Today’s recipe is Lancashire Hotpot, a traditional dish from my home county in England. The origins of Hotpot are a little vague. Some claim it has its basis in the Lancashire cotton industry, as it is a simple dish to prepare and has a long cooking time. Women mill workers could prepare it in the morning, leave it to cook all day, and it would be ready when the family came home from work. Others say it originated with the miners, who would take the pot to work wrapped in a blanket, where it would keep warm until lunchtime. Still others suggest it was prepared for shepherds to eat while tending their sheep on the moors.

But, one thing historians generally agree on is that Lancashire Hotpot made its first appearance during the industrial revolution of the mid 19th century. Hotpot is certainly mentioned in Elizabeth Gaskell’s novel, North and South, which was first published in 1855. Mr. Thornton, a mill owner in the novel says of Lancashire Hotpot, "I never made a better dinner in my life." I hope you all enjoy it as much.

Originally, Hotpot was made with mutton and oysters, both of which were very cheap in 19th century England; nowadays we use lamb and exclude the oysters. I’m afraid I have deviated even more from tradition and used beef. I did actually manage to get some lamb – but that’s a whole other story – and we have now become so accustomed to the beef version that we actually prefer it.

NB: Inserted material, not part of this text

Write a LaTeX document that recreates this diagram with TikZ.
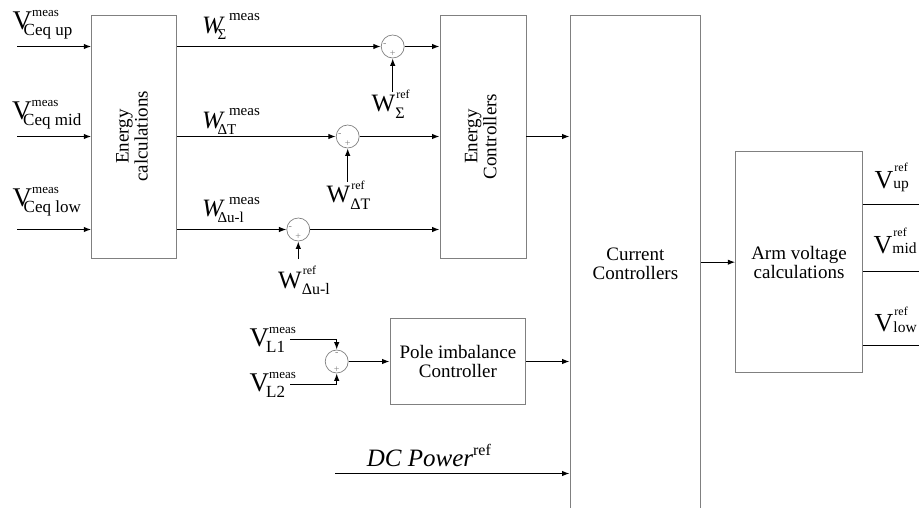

I guess you could say that my Lancashire Hotpot is a variation on beef stew, but what ever it is, it’s darned tasty.

Lancashire Hotpot


1lbs beef stew meat
½ cup seasoned flour
1 tablespoon olive oil
2lbs russet potatoes, thinly sliced
1-cup beef broth/stock
1 onion sliced
3 carrots, sliced
1 turnip or rutabaga, sliced
4 tablespoons melted butter, divided


  • Pre-heat oven to 375°F.

  • Put flour and beef in a resealable plastic bag, and shake to coat.

  • Heat oil in a large skillet over a medium high heat, add beef and sauté until browned.

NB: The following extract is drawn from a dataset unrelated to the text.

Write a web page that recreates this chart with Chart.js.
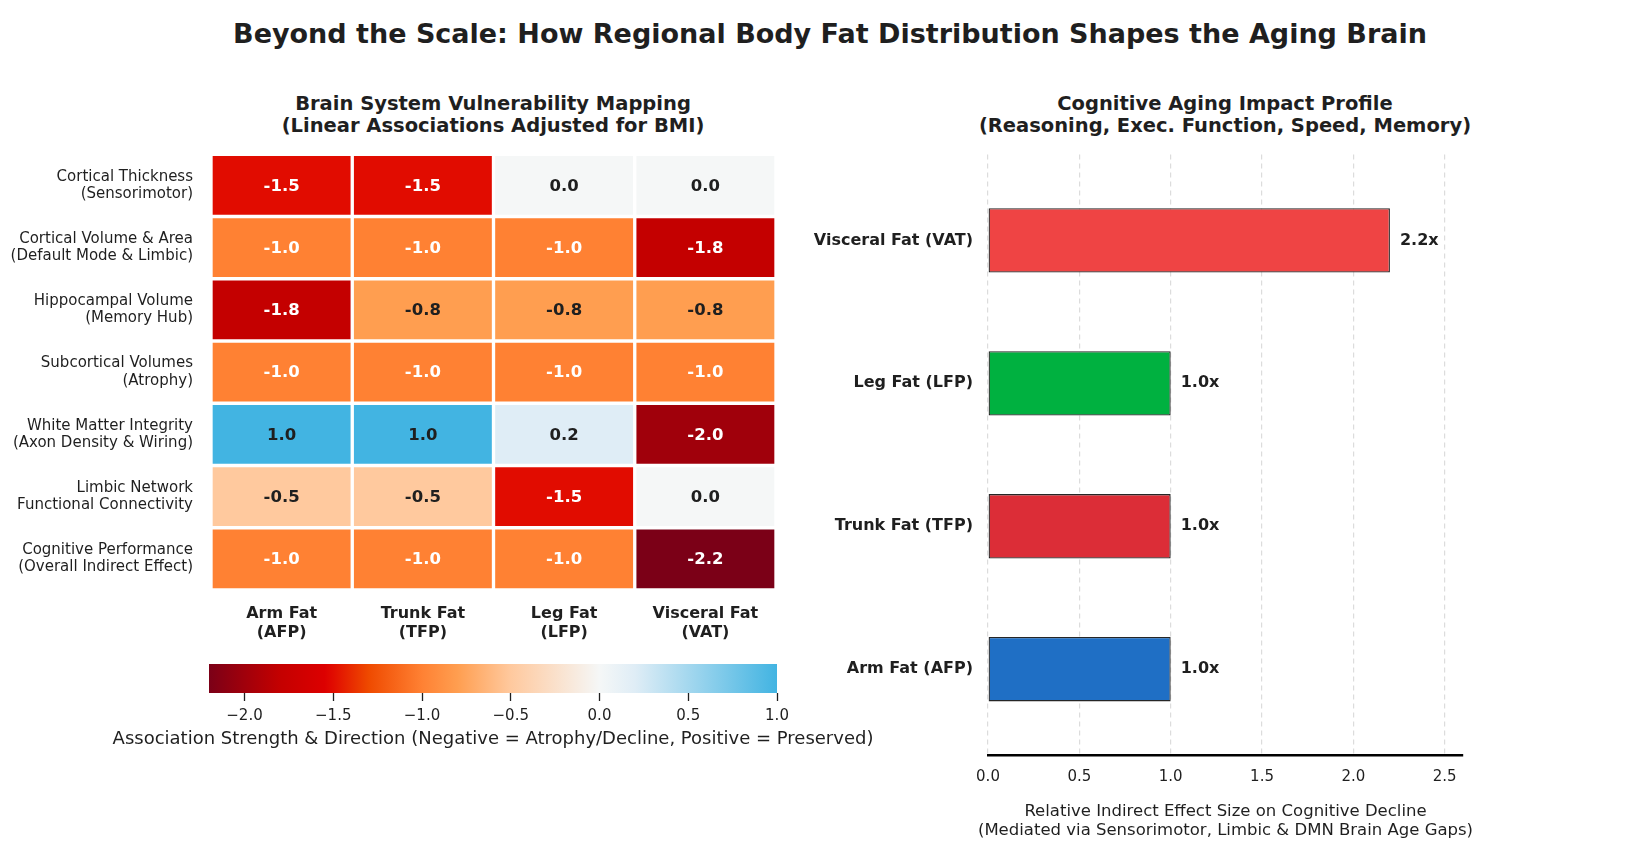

  • Transfer the meat to a tall-sided casserole or Pyrex dish and top with a layer of potatoes. Use the smaller pieces, reserving the larger ones for the top layer.

  • In alternate layers add, onions, rutabaga, carrots, and top with remaining potatoes.

  • Pour in the stock.
    Brush the potatoes with half the melted butter. Cover dish and bake for 1½ hours.

  • Remove the dish from the oven, and brush the potatoes with remaining melted butter.

  • Return dish to the oven, and cook uncovered for a further 30 minutes or until potatoes are browned. If the potatoes don’t brown evenly pop the dish under the broiler for a few minutes.